WHAT IS REQUIRED: Pull out every line containing the string "this".

RECORDS SUPPLIED:
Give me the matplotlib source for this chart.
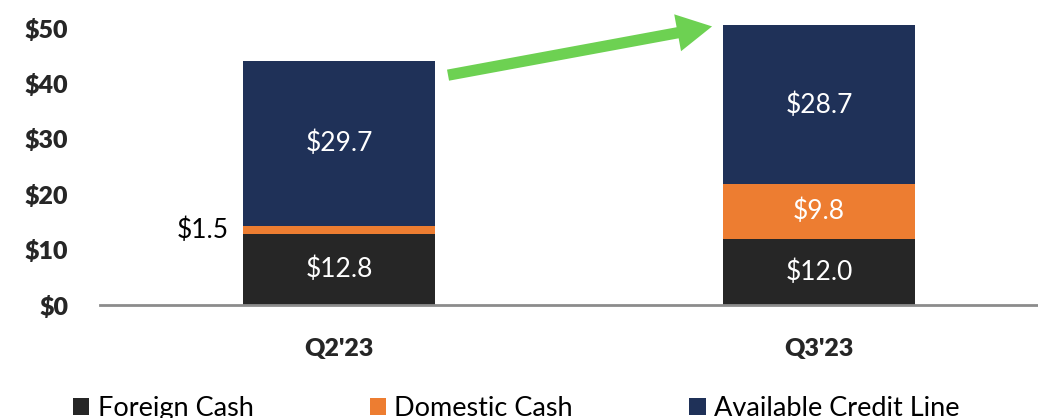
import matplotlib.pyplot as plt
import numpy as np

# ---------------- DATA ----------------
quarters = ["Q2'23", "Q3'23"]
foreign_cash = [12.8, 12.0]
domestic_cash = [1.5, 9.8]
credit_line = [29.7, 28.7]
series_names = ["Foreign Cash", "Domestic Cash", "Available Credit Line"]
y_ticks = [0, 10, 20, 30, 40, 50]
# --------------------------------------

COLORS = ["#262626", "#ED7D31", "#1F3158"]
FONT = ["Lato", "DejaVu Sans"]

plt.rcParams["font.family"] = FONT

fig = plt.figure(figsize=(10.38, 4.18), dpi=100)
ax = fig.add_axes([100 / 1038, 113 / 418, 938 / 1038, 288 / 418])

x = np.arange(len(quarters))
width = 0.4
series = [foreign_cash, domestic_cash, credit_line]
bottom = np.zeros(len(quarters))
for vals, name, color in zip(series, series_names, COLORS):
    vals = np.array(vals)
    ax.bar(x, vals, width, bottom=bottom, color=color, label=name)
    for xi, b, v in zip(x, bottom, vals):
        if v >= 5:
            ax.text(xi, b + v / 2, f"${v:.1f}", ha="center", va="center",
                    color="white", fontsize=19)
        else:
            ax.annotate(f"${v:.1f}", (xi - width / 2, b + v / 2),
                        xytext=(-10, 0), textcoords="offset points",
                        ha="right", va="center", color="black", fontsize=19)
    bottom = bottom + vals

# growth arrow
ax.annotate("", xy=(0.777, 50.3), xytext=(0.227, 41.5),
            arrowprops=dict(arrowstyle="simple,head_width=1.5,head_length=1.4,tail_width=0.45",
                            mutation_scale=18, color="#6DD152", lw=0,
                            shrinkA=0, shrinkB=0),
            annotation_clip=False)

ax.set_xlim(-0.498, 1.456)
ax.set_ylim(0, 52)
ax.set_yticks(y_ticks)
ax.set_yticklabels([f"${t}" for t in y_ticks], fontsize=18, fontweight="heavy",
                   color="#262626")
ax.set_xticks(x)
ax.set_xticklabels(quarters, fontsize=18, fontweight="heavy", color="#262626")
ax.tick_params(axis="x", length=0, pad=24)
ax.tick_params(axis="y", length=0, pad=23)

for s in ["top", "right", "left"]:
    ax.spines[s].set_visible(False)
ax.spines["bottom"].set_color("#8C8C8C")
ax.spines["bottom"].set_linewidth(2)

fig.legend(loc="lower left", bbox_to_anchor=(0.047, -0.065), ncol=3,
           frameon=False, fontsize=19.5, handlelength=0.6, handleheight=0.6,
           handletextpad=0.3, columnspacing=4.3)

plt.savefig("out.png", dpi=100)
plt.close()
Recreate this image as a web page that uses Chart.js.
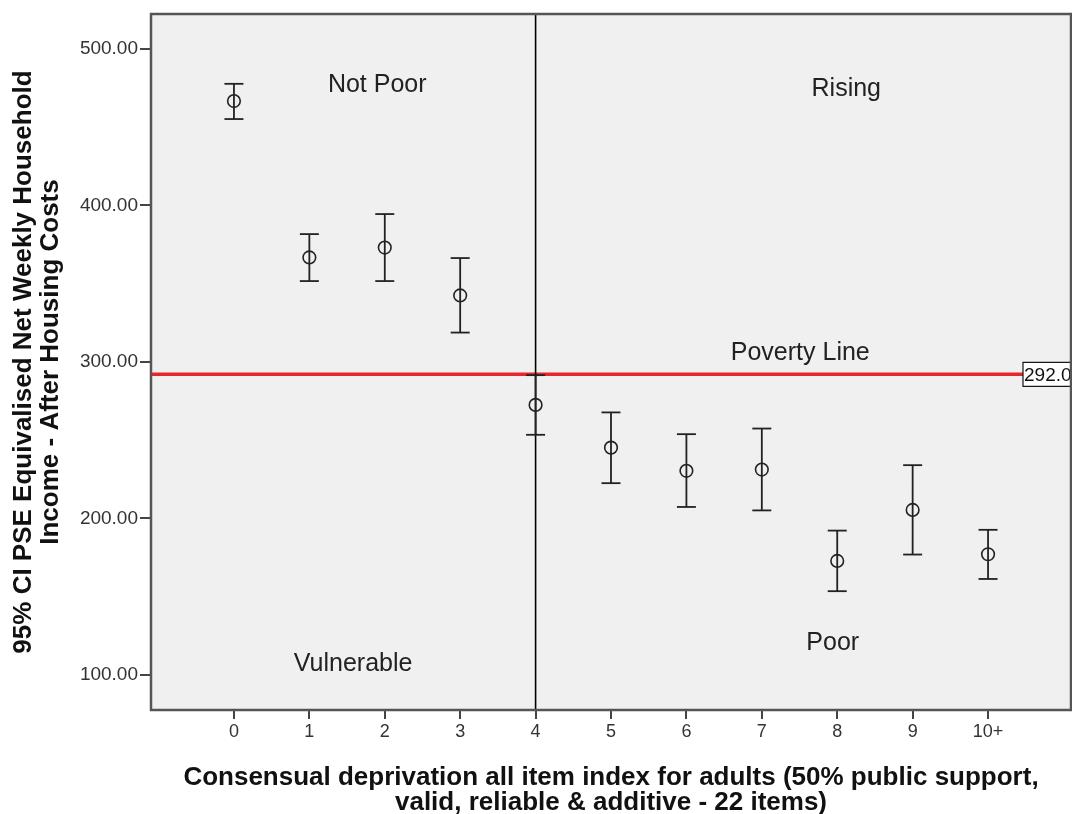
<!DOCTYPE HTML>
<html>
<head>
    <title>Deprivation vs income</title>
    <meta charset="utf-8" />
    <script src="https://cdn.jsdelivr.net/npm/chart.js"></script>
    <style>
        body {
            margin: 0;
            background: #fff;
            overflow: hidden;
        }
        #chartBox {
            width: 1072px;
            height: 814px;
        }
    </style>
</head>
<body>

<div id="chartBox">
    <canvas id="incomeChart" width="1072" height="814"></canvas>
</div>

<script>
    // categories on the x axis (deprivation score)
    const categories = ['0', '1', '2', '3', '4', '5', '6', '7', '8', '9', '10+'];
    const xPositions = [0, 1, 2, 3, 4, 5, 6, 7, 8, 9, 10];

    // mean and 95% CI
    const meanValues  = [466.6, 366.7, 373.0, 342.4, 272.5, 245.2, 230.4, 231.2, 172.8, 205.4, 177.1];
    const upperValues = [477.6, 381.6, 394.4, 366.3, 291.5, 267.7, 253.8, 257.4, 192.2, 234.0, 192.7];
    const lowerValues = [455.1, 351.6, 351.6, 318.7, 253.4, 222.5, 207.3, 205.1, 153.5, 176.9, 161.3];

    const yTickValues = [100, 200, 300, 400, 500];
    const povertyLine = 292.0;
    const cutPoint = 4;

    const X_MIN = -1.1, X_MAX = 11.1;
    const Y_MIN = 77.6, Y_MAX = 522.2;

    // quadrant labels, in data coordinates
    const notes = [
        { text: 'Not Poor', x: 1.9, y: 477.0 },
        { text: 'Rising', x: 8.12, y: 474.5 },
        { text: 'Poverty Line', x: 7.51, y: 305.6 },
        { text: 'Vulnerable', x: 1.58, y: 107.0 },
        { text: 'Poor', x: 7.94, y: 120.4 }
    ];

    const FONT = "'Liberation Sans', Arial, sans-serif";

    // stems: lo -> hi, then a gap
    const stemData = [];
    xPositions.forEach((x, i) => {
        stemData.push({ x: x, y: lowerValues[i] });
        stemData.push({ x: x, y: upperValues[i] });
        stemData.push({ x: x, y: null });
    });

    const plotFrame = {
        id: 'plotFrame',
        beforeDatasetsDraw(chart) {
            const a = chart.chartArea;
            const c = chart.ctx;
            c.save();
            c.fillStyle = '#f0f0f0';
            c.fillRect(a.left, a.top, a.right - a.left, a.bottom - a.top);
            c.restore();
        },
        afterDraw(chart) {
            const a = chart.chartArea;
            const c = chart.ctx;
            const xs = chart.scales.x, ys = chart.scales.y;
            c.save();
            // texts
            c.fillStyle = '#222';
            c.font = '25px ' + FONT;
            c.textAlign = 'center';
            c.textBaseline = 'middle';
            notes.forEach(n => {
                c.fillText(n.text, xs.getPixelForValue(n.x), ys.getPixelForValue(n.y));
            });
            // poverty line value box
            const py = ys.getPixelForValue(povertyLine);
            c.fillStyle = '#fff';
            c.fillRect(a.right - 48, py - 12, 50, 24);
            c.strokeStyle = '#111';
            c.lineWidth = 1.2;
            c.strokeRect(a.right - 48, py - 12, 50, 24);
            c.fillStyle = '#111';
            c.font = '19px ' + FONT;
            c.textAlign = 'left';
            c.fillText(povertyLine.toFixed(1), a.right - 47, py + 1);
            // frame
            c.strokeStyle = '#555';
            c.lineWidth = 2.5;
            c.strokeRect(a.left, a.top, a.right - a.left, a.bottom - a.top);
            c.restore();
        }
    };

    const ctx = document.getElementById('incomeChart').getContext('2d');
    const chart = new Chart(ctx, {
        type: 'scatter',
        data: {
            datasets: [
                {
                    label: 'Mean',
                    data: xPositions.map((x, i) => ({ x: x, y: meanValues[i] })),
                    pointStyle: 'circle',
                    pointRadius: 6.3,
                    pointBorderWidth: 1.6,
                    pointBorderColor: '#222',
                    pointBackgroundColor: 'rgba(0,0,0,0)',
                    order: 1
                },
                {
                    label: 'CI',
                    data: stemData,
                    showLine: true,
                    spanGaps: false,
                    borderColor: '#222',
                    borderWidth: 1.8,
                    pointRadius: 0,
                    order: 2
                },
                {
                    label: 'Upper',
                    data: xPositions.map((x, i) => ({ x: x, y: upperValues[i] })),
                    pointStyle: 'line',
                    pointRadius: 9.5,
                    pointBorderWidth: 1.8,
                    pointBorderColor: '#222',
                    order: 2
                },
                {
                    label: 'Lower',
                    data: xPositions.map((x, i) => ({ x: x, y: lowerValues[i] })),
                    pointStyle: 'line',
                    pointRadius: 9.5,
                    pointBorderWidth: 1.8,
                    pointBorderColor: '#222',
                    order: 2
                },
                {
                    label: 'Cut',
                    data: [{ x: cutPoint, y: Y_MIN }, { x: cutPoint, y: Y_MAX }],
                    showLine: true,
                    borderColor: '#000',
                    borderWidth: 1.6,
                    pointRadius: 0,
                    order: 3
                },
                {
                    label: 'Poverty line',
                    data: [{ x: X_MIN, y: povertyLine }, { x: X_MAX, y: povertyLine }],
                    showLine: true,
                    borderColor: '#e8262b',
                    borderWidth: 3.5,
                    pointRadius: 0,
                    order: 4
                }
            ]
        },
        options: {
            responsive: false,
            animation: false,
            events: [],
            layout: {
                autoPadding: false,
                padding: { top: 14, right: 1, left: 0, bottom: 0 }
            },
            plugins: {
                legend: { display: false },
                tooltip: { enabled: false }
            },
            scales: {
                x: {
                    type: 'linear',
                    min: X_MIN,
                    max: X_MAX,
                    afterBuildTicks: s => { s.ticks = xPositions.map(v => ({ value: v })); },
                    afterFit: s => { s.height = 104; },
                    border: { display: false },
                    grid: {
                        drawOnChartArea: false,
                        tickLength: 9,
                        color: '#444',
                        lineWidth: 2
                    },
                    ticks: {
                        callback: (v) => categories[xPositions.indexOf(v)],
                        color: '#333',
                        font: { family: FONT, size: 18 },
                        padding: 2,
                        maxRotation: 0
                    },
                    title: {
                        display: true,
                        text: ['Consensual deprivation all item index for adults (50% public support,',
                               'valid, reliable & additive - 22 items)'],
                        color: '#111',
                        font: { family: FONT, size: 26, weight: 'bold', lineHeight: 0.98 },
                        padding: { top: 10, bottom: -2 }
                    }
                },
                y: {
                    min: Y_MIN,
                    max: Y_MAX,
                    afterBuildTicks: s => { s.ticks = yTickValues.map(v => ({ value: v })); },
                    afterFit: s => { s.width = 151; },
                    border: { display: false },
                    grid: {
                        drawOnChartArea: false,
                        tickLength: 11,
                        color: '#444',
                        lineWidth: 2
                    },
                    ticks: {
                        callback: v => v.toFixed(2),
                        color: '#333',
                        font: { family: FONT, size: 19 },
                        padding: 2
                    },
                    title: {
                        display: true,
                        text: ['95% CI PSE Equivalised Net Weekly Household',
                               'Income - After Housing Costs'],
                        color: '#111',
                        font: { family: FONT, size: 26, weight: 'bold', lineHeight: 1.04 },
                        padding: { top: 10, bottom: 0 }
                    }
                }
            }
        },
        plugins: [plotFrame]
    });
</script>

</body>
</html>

IN RESPONSE:
Give me the matplotlib source for this chart.
Recreate this image as a web page that uses Chart.js.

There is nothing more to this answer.